Parallelization, distribution and multithreading
As mentioned above, being able to distribute work in parallel to machines that have multiple cores and multiple threads is an enormous luxury compared to days of old, when, if it didn’t fit on the disk of the local host, you were in trouble. However, your workload needs to be amenable to either splitting tasks into asynchronous pieces, or the internal tasks of your work needs to be parallelizable.
Fortunately, our use case for a stochastic simulation of the cash flows of an insurance portfolio falls into the category called “embarrassingly parallel”, because every insurance contract is mathematically independent of every other contract. Furthermore, every Monte Carlo simulation iteration for each contract is functionally independent of every other iteration.
We can leverage that directly in the design of our workload, using built-in functionality like the CAS IML map-reduce function, which splits the work across workers and threads on workers. However, because of the cap on available memory to each worker and its threads, some problems may need to be manually subdivided further. For this reason, for our client’s portfolios, we developed a “chunking” mechanism that split groups of contracts into tranches, and groups of iterations into what we called “SimBlocks” (or blocks of simulation iterations).
For instance, if we have 10,000 buyers, we can break the computational design into 10 tranches of 1,000 buyers each, and by doing so, fit the problem into the available compute resources. We also break iterations into SimBlocks because the output of each iteration is independent of any other iteration for that buyer. Consequently, if we specify 100,000 iterations, we can break them into 200 SimBlocks of 500 iterations each.

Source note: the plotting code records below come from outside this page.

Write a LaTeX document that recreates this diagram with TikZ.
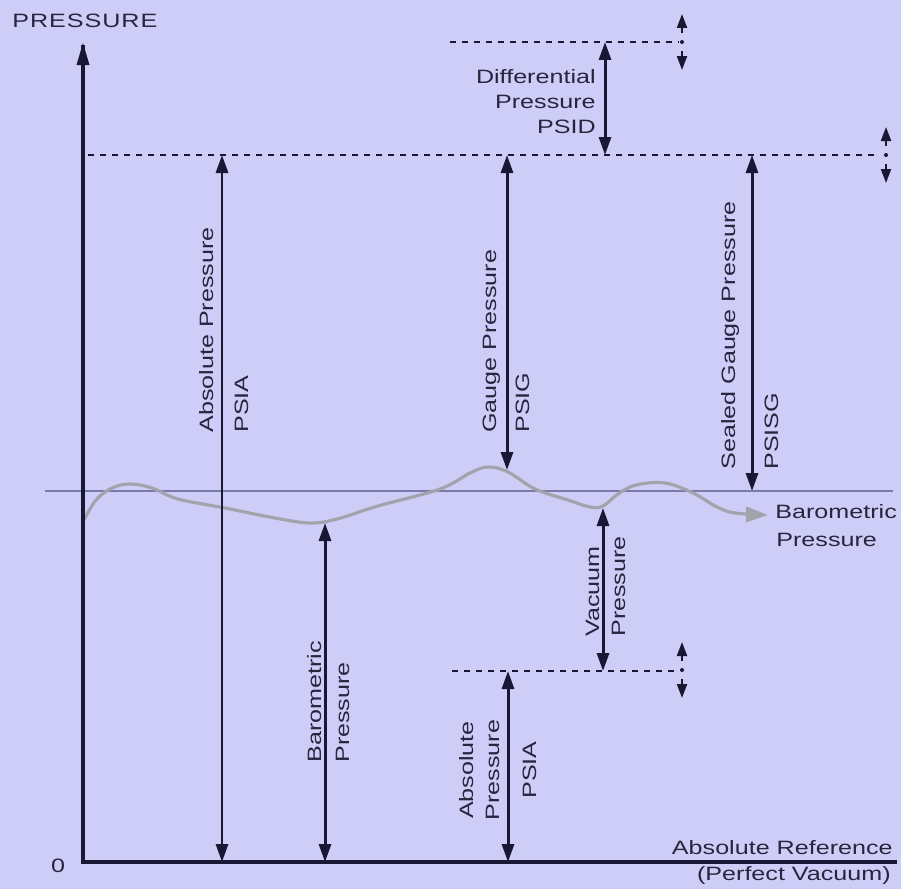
\documentclass[tikz,border=0pt]{standalone}
\usepackage{fontspec}
\setmainfont{Liberation Sans}[FakeStretch=1.3]
\usepackage{tikz}
\usetikzlibrary{arrows.meta}
\definecolor{bgblue}{RGB}{206,205,248}
\definecolor{ink}{RGB}{24,24,52}
\definecolor{inkt}{RGB}{38,38,62}
\definecolor{wave}{RGB}{163,163,172}
\definecolor{baro}{RGB}{122,122,170}

\begin{document}
\begin{tikzpicture}[x=0.02cm,y=-0.02cm]
\tikzstyle{every node}+=[inner sep=0pt]
\tikzstyle{lbl}=[text=inkt, font=\fontsize{11}{13}\selectfont, text height=7pt, text depth=0pt]
\tikzstyle{vlbl}=[lbl, rotate=90, anchor=west]
\tikzstyle{dimarrow}=[draw=ink, line width=1.7pt, >={Triangle[length=0.36cm,width=0.24cm]}, <->]
\tikzstyle{level}=[draw=ink, line width=1.4pt, dash pattern=on 0.12cm off 0.12cm]
\tikzstyle{jittip}=[draw=ink, line width=1.2pt, -{Triangle[length=0.28cm,width=0.2cm]}]
\fill [bgblue] (0,0) rectangle (901,889);
\useasboundingbox (0,0) rectangle (901,889);
\coordinate (origin) at (83,862);
\coordinate (ytop) at (83,45);
\coordinate (xend) at (897,862);
\coordinate (diffL) at (450,42);
\coordinate (diffR) at (678,42);
\coordinate (highL) at (88,155);
\coordinate (highR) at (878,155);
\coordinate (lowL) at (452,671);
\coordinate (lowR) at (675,671);
\coordinate (baroL) at (45,491);
\coordinate (baroR) at (893,491);
\coordinate (wgauge) at (507,470);
\coordinate (wbaro) at (325,523);
\coordinate (wvac) at (603,508);
\coordinate (wseal) at (752,491);
\coordinate (jdiff) at (682,42);
\coordinate (jhigh) at (886,155);
\coordinate (jlow) at (682,670);
\draw [baro, line width=1pt] (baroL) -- (baroR);
\draw [wave, line width=1.8pt, -{Triangle[length=0.44cm,width=0.3cm]}] plot [smooth, tension=0.6] coordinates {(84,520) (96,500) (112,488) (130,484) (152,488) (178,499) (225,508) (275,518) (310,523) (337,519) (378,506) (440,489) (470,473) (488,467) (508,472) (535,489) (568,500) (590,507) (603,506) (618,494) (636,485) (665,483) (693,493) (717,507) (735,513) (768,515)};
\draw [ink, line width=2.3pt] (ytop) -- (origin) -- (xend);
\fill [ink] (ytop) ++(0,-2) -- ++(-6.5,22) -- ++(13,0) -- cycle;
\draw [level] (diffL) -- (diffR);
\draw [level] (highL) -- (highR);
\draw [level] (lowL) -- (lowR);
\foreach \j in {jdiff,jhigh,jlow} {
  \fill [ink] (\j) circle (2);
  \draw [jittip] (\j) ++(0,-9) -- ++(0,-19);
  \draw [jittip] (\j) ++(0,9) -- ++(0,19);
}
\draw [dimarrow] (605,42) -- (605,155);
\draw [dimarrow] (222,155) -- (222,862);
\draw [dimarrow] (507,155) -- (wgauge);
\draw [dimarrow] (752,155) -- (wseal);
\draw [dimarrow] (wbaro) -- (325,862);
\draw [dimarrow] (wvac) -- (603,671);
\draw [dimarrow] (508,671) -- (508,862);
\node [lbl, anchor=west, font=\fontsize{11}{13}\selectfont\addfontfeature{LetterSpace=5}] (ylabel) at (12,21) {PRESSURE};
\node [lbl] (zero) at (58,866) {0};
\node [lbl, anchor=east] (absref) at (893,848) {Absolute Reference};
\node [lbl, anchor=east] (vacref) at (891,874) {(Perfect Vacuum)};
\node [lbl, anchor=west] (barotxt) at (775,512) {Barometric};
\node [lbl, anchor=west] (barotxtb) at (776,540) {Pressure};
\node [lbl, anchor=east] (difftxt) at (596,77) {Differential};
\node [lbl, anchor=east] (difftxtb) at (596,102) {Pressure};
\node [lbl, anchor=east] (difftxtc) at (596,127) {PSID};
\node [vlbl] (abstxt) at (207,433) {Absolute Pressure};
\node [vlbl] (abstxtb) at (242,433) {PSIA};
\node [vlbl] (gaugetxt) at (490,433) {Gauge Pressure};
\node [vlbl] (gaugetxtb) at (523,433) {PSIG};
\node [vlbl] (sealtxt) at (729,470) {Sealed Gauge Pressure};
\node [vlbl] (sealtxtb) at (772,470) {PSISG};
\node [vlbl] (barvtxt) at (315,763) {Barometric};
\node [vlbl] (barvtxtb) at (343,763) {Pressure};
\node [vlbl] (vactxt) at (593,637) {Vacuum};
\node [vlbl] (vactxtb) at (619,637) {Pressure};
\node [lbl, rotate=90] (lowtxt) at (467,770) {Absolute};
\node [lbl, rotate=90] (lowtxtb) at (493,770) {Pressure};
\node [lbl, rotate=90] (lowtxtc) at (530,770) {PSIA};
\end{tikzpicture}
\end{document}
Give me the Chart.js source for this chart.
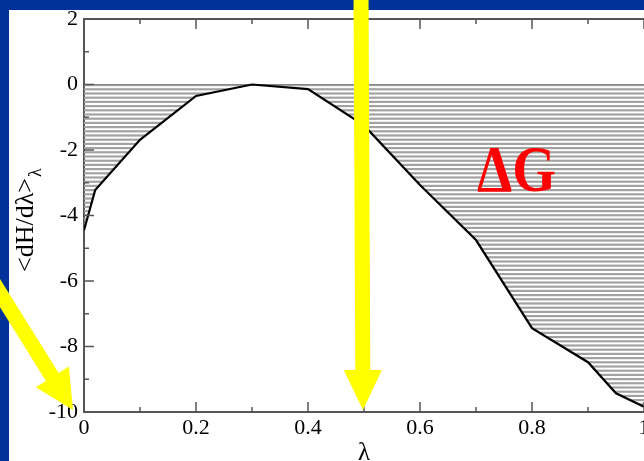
<!DOCTYPE html>
<html>
<head>
<meta charset="utf-8">
<script src="https://cdn.jsdelivr.net/npm/chart.js@4.4.0/dist/chart.umd.min.js"></script>
<style>
  html, body { margin: 0; padding: 0; background: #003399; overflow: hidden; }
  canvas { display: block; }
</style>
</head>
<body>
<canvas id="dgChart" width="644" height="461"></canvas>
<script>
// lambda windows and the averaged <dH/dlambda>
const lambdaValues = [0, 0.02, 0.1, 0.2, 0.3, 0.4, 0.5, 0.6, 0.7, 0.8, 0.9, 0.95, 1.0];
const dHdlValues = [-4.45, -3.22, -1.69, -0.35, 0.0, -0.14, -1.25, -3.07, -4.75, -7.44, -8.48, -9.43, -9.84];
const xRange = [0, 1];
const yRange = [-10, 2];
const xStep = 0.2;
const yStep = 2;
const xTitle = 'λ';
const yTitle = '<dH/dλ>';
const yTitleSub = 'λ';
const areaLabel = 'ΔG';

const serif = "'Liberation Serif', 'DejaVu Serif', serif";
const canvas = document.getElementById('dgChart');
const ctx = canvas.getContext('2d');

// horizontal hatch used for the area between the curve and zero
function hatchPattern() {
    const c = document.createElement('canvas');
    c.width = 8;
    c.height = 21;
    const g = c.getContext('2d');
    g.fillStyle = '#a2a2a2';
    for (let i = 0; i < 5; i++) {
        g.fillRect(0, i * 4.2, 8, 2.2);
    }
    return ctx.createPattern(c, 'repeat');
}

function arrow(g, x0, y0, x1, y1, shaftW, headW, headL) {
    const len = Math.hypot(x1 - x0, y1 - y0);
    g.save();
    g.translate(x1, y1);
    g.rotate(Math.atan2(y1 - y0, x1 - x0));
    g.beginPath();
    g.moveTo(0, 0);
    g.lineTo(-headL, -headW / 2);
    g.lineTo(-headL, -shaftW / 2);
    g.lineTo(-len, -shaftW / 2);
    g.lineTo(-len, shaftW / 2);
    g.lineTo(-headL, shaftW / 2);
    g.lineTo(-headL, headW / 2);
    g.closePath();
    g.fillStyle = '#ffff00';
    g.fill();
    g.restore();
}

const decorations = {
    id: 'decorations',
    beforeDraw(chart) {
        const g = chart.ctx;
        g.save();
        g.fillStyle = '#ffffff';
        g.fillRect(9, 10, chart.width - 9, chart.height - 10);
        g.restore();
    },
    afterDraw(chart) {
        const g = chart.ctx;
        const a = chart.chartArea;
        const x = chart.scales.x;
        const y = chart.scales.y;
        g.save();

        // inward tick marks, major and minor
        g.strokeStyle = '#555';
        g.lineWidth = 1.5;
        g.beginPath();
        x.ticks.forEach((t, i) => {
            const px = x.getPixelForValue(t.value);
            g.moveTo(px, a.bottom); g.lineTo(px, a.bottom - 10);
            g.moveTo(px, a.top); g.lineTo(px, a.top + 10);
            if (i < x.ticks.length - 1) {
                const pm = x.getPixelForValue((t.value + x.ticks[i + 1].value) / 2);
                g.moveTo(pm, a.bottom); g.lineTo(pm, a.bottom - 5);
                g.moveTo(pm, a.top); g.lineTo(pm, a.top + 5);
            }
        });
        y.ticks.forEach((t, i) => {
            const py = y.getPixelForValue(t.value);
            g.moveTo(a.left, py); g.lineTo(a.left + 10, py);
            if (i < y.ticks.length - 1) {
                const pm = y.getPixelForValue((t.value + y.ticks[i + 1].value) / 2);
                g.moveTo(a.left, pm); g.lineTo(a.left + 5, pm);
            }
        });
        g.stroke();

        // rotated y title with subscript
        g.fillStyle = '#000';
        g.translate(33, 272);
        g.rotate(-Math.PI / 2);
        g.textBaseline = 'alphabetic';
        g.textAlign = 'left';
        g.font = '26px ' + serif;
        g.fillText(yTitle, 0, 0);
        const w = g.measureText(yTitle).width;
        g.font = '18px ' + serif;
        g.fillText(yTitleSub, w + 1, 8);
        g.setTransform(1, 0, 0, 1, 0, 0);

        // area label
        g.font = 'bold 65px ' + serif;
        g.fillStyle = '#ff0000';
        const lw = g.measureText(areaLabel).width;
        g.translate(477, 191);
        g.scale(79 / lw, 1);
        g.fillText(areaLabel, 0, 0);
        g.setTransform(1, 0, 0, 1, 0, 0);

        // yellow arrows
        const tipY = y.getPixelForValue(yRange[0]) - 2;
        const midX = x.getPixelForValue(0.5) - 1;
        arrow(g, midX - 2, -10, midX, tipY, 15, 38, 40);
        const tipX = x.getPixelForValue(xRange[0]) - 11;
        arrow(g, tipX - 0.53 * 240, tipY - 0.848 * 240, tipX, tipY, 15, 39, 39);

        g.restore();
    }
};

new Chart(ctx, {
    type: 'line',
    data: {
        datasets: [{
            data: lambdaValues.map((l, i) => ({ x: l, y: dHdlValues[i] })),
            borderColor: '#000000',
            borderWidth: 2.2,
            pointRadius: 0,
            tension: 0,
            fill: { value: 0 },
            backgroundColor: hatchPattern(),
        }],
    },
    options: {
        responsive: false,
        animation: false,
        devicePixelRatio: 1,
        layout: { padding: { left: 9, top: 19, right: 0, bottom: 0 } },
        plugins: {
            legend: { display: false },
            tooltip: { enabled: false },
        },
        scales: {
            x: {
                type: 'linear',
                min: xRange[0],
                max: xRange[1],
                ticks: {
                    stepSize: xStep,
                    padding: 3,
                    color: '#000',
                    maxRotation: 0,
                    autoSkip: false,
                    font: { family: serif, size: 22 },
                    callback: v => String(Number(v.toFixed(1))),
                },
                grid: { display: false, drawTicks: false },
                border: { color: '#555', width: 2 },
                title: {
                    display: true,
                    text: xTitle,
                    color: '#000',
                    font: { family: serif, size: 25 },
                    padding: { top: 0, bottom: -7 },
                },
                afterFit(scale) {
                    scale.height = 49;
                    scale.paddingLeft = 0;
                    scale.paddingRight = 0;
                },
            },
            y: {
                type: 'linear',
                min: yRange[0],
                max: yRange[1],
                ticks: {
                    stepSize: yStep,
                    padding: 6,
                    color: '#000',
                    font: { family: serif, size: 22 },
                },
                grid: {
                    drawTicks: false,
                    color: c => c.tick.value === 0 ? '#666' : (c.tick.value === yRange[1] ? '#555' : 'rgba(0,0,0,0)'),
                    lineWidth: c => c.tick.value === yRange[1] ? 2 : 1.2,
                },
                border: { color: '#555', width: 2 },
                afterFit(scale) {
                    scale.width = 75;
                    scale.paddingTop = 0;
                    scale.paddingBottom = 0;
                },
            },
        },
    },
    plugins: [decorations],
});
</script>
</body>
</html>
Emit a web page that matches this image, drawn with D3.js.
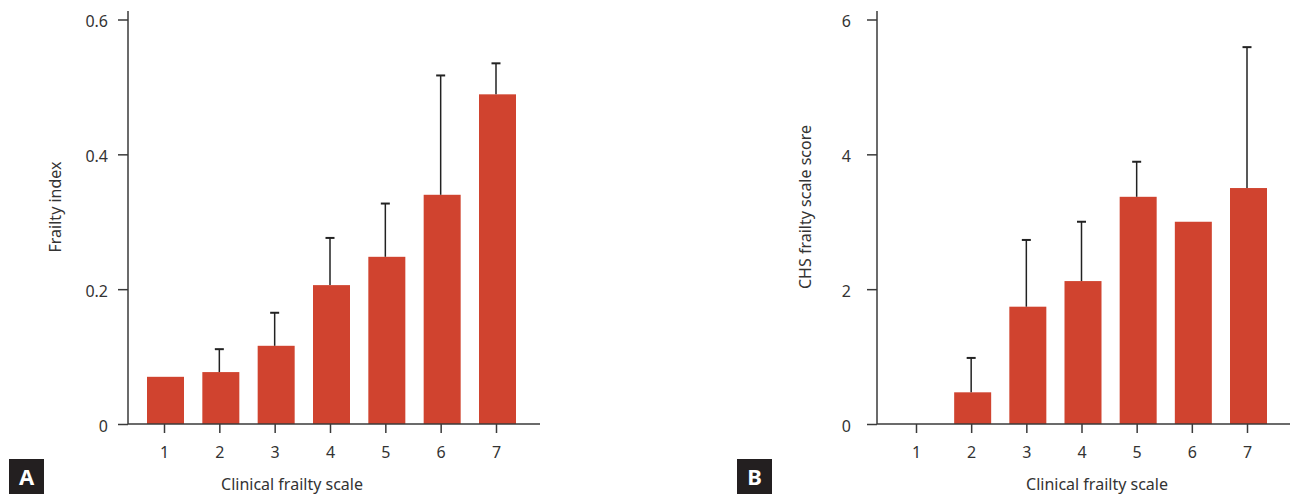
<!DOCTYPE html>
<html>
<head>
<meta charset="utf-8">
<script src="https://cdn.jsdelivr.net/npm/d3@7"></script>
<style>
  body { margin: 0; background: #fff; }
  svg text { font-family: "Noto Sans", "Open Sans", sans-serif; fill: #333; }
</style>
</head>
<body>
<div id="chart"></div>
<script>
// Clinical frailty scale categories
const categories = [1, 2, 3, 4, 5, 6, 7];

// Panel A: frailty index (mean, upper error)
const frailtyIndex = [0.070, 0.077, 0.116, 0.206, 0.248, 0.340, 0.489];
const frailtyIndexErr = [null, 0.111, 0.165, 0.276, 0.327, 0.517, 0.535];
const frailtyTicks = [0, 0.2, 0.4, 0.6];

// Panel B: CHS frailty scale score (mean, upper error)
const chsScore = [0, 0.47, 1.74, 2.12, 3.37, 3.0, 3.5];
const chsScoreErr = [null, 0.98, 2.73, 3.0, 3.89, null, 5.59];
const chsTicks = [0, 2, 4, 6];

const barColor = "#d0432f";
const axisColor = "#3a3a3a";

const svg = d3.select("#chart")
    .append("svg")
    .attr("width", 1290)
    .attr("height", 497);

function drawPanel(opts) {
    const g = svg.append("g");

    const x = d3.scalePoint()
        .domain(categories)
        .range([opts.x0, opts.x1]);

    const y = d3.scaleLinear()
        .domain([0, opts.yMax])
        .range([424, 19.5]);

    const barW = 37;

    // Bars
    g.append("g")
        .selectAll("rect")
        .data(categories.map((c, i) => ({ c, v: opts.values[i], e: opts.errors[i] })))
        .enter()
        .append("rect")
        .attr("x", d => x(d.c) - barW / 2 + 1.5)
        .attr("y", d => y(d.v))
        .attr("width", barW)
        .attr("height", d => y(0) - y(d.v))
        .attr("fill", barColor);

    // Error bars (upper only)
    const errs = categories
        .map((c, i) => ({ c, v: opts.values[i], e: opts.errors[i] }))
        .filter(d => d.e != null);

    g.append("g")
        .selectAll("line")
        .data(errs)
        .enter()
        .append("line")
        .attr("x1", d => x(d.c))
        .attr("x2", d => x(d.c))
        .attr("y1", d => y(d.v))
        .attr("y2", d => y(d.e))
        .attr("stroke", "#222")
        .attr("stroke-width", 1.5);

    g.append("g")
        .selectAll("line")
        .data(errs)
        .enter()
        .append("line")
        .attr("x1", d => x(d.c) - 4.5)
        .attr("x2", d => x(d.c) + 4.5)
        .attr("y1", d => y(d.e))
        .attr("y2", d => y(d.e))
        .attr("stroke", "#222")
        .attr("stroke-width", 2);

    // Y axis
    const yAxis = g.append("g")
        .attr("transform", `translate(${opts.axisX}, 0)`)
        .call(d3.axisLeft(y)
            .tickValues(opts.ticks)
            .tickFormat(opts.fmt)
            .tickSize(10)
            .tickPadding(opts.yPad));
    yAxis.select(".domain").remove();
    yAxis.selectAll(".tick line").attr("stroke", axisColor).attr("stroke-width", 1.5);
    yAxis.selectAll("text").style("font-size", "16px").attr("fill", "#333").attr("dy", "0.45em");

    g.append("line")
        .attr("x1", opts.axisX).attr("x2", opts.axisX)
        .attr("y1", 11).attr("y2", 424)
        .attr("stroke", axisColor).attr("stroke-width", 1.5);

    // X axis
    const xAxis = g.append("g")
        .attr("transform", "translate(0, 424)")
        .call(d3.axisBottom(x).tickSize(9).tickPadding(14));
    xAxis.select(".domain").remove();
    xAxis.selectAll(".tick line").attr("stroke", axisColor).attr("stroke-width", 1.5);
    xAxis.selectAll("text").style("font-size", "16px").attr("fill", "#333");

    g.append("line")
        .attr("x1", opts.axisX).attr("x2", opts.axisEnd)
        .attr("y1", 424).attr("y2", 424)
        .attr("stroke", axisColor).attr("stroke-width", 1.5);

    // Axis titles
    g.append("text")
        .attr("x", opts.xTitleX)
        .attr("y", 490)
        .attr("text-anchor", "middle")
        .style("font-size", "16px")
        .text("Clinical frailty scale");

    g.append("text")
        .attr("transform", `translate(${opts.yTitleX}, 207) rotate(-90)`)
        .attr("text-anchor", "middle")
        .style("font-size", "16px")
        .text(opts.yTitle);

    // Panel letter
    g.append("rect")
        .attr("x", opts.letterX)
        .attr("y", 459)
        .attr("width", 35)
        .attr("height", 35)
        .attr("fill", "#231f20");
    g.append("text")
        .attr("x", opts.letterX + 17.5)
        .attr("y", 485)
        .attr("text-anchor", "middle")
        .style("font-size", "22px")
        .style("font-weight", "bold")
        .style("fill", "#fff")
        .text(opts.letter);
}

drawPanel({
    x0: 164, x1: 496, axisX: 128, axisEnd: 540,
    yMax: 0.6, ticks: frailtyTicks, fmt: d => d === 0 ? "0" : d3.format(".1f")(d),
    yPad: 10,
    values: frailtyIndex, errors: frailtyIndexErr,
    xTitleX: 292, yTitleX: 61, yTitle: "Frailty index",
    letterX: 9, letter: "A"
});

drawPanel({
    x0: 916, x1: 1247, axisX: 877, axisEnd: 1290,
    yMax: 6, ticks: chsTicks, fmt: d3.format("d"),
    yPad: 16,
    values: chsScore, errors: chsScoreErr,
    xTitleX: 1097, yTitleX: 811, yTitle: "CHS frailty scale score",
    letterX: 737, letter: "B"
});
</script>
</body>
</html>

Writing persistent results
As mentioned above, SAS Viya offers a CAS in-memory SQL engine called FedSQL, which optimizes the aggregation of tranches and SimBlocks. We may not need to write the lowest-level grain of data to disk for subsequent analysis and optimization of the portfolio’s performance. We might instead be able to aggregate the results of a block of simulation iterations for an entire tranche, such as, if our analytic requirements are based on the outcomes of sums and counts. However, quantile calculations at the iteration-contract level will not be satisfied by a pre-aggregation approach. Hence, care needs to be taken in how quantiles get calculated.
At each stage of intermediate aggregation, we write those intermediate result sets to disk (either to a database table, or to Azure blob storage in parquet or orc format), and then we clear the the in-memory cache for that SimBlock and tranche, to make room for the next SimBlock + tranche combination.
I’ve run across examples of asymptotic quantile calculations that can be calculated in blocks and updated similar to the way that a Bayesian prior gets updated by an observation to produce the posterior probability. However, we haven’t used that approach yet in this engagement.
This has been a rewarding and fun engagement, since it’s challenged us on several analytical and technical fronts, and we had the opportunity to integrate several techniques and strategies, including analytics architecture, design patterns, and actuarial science.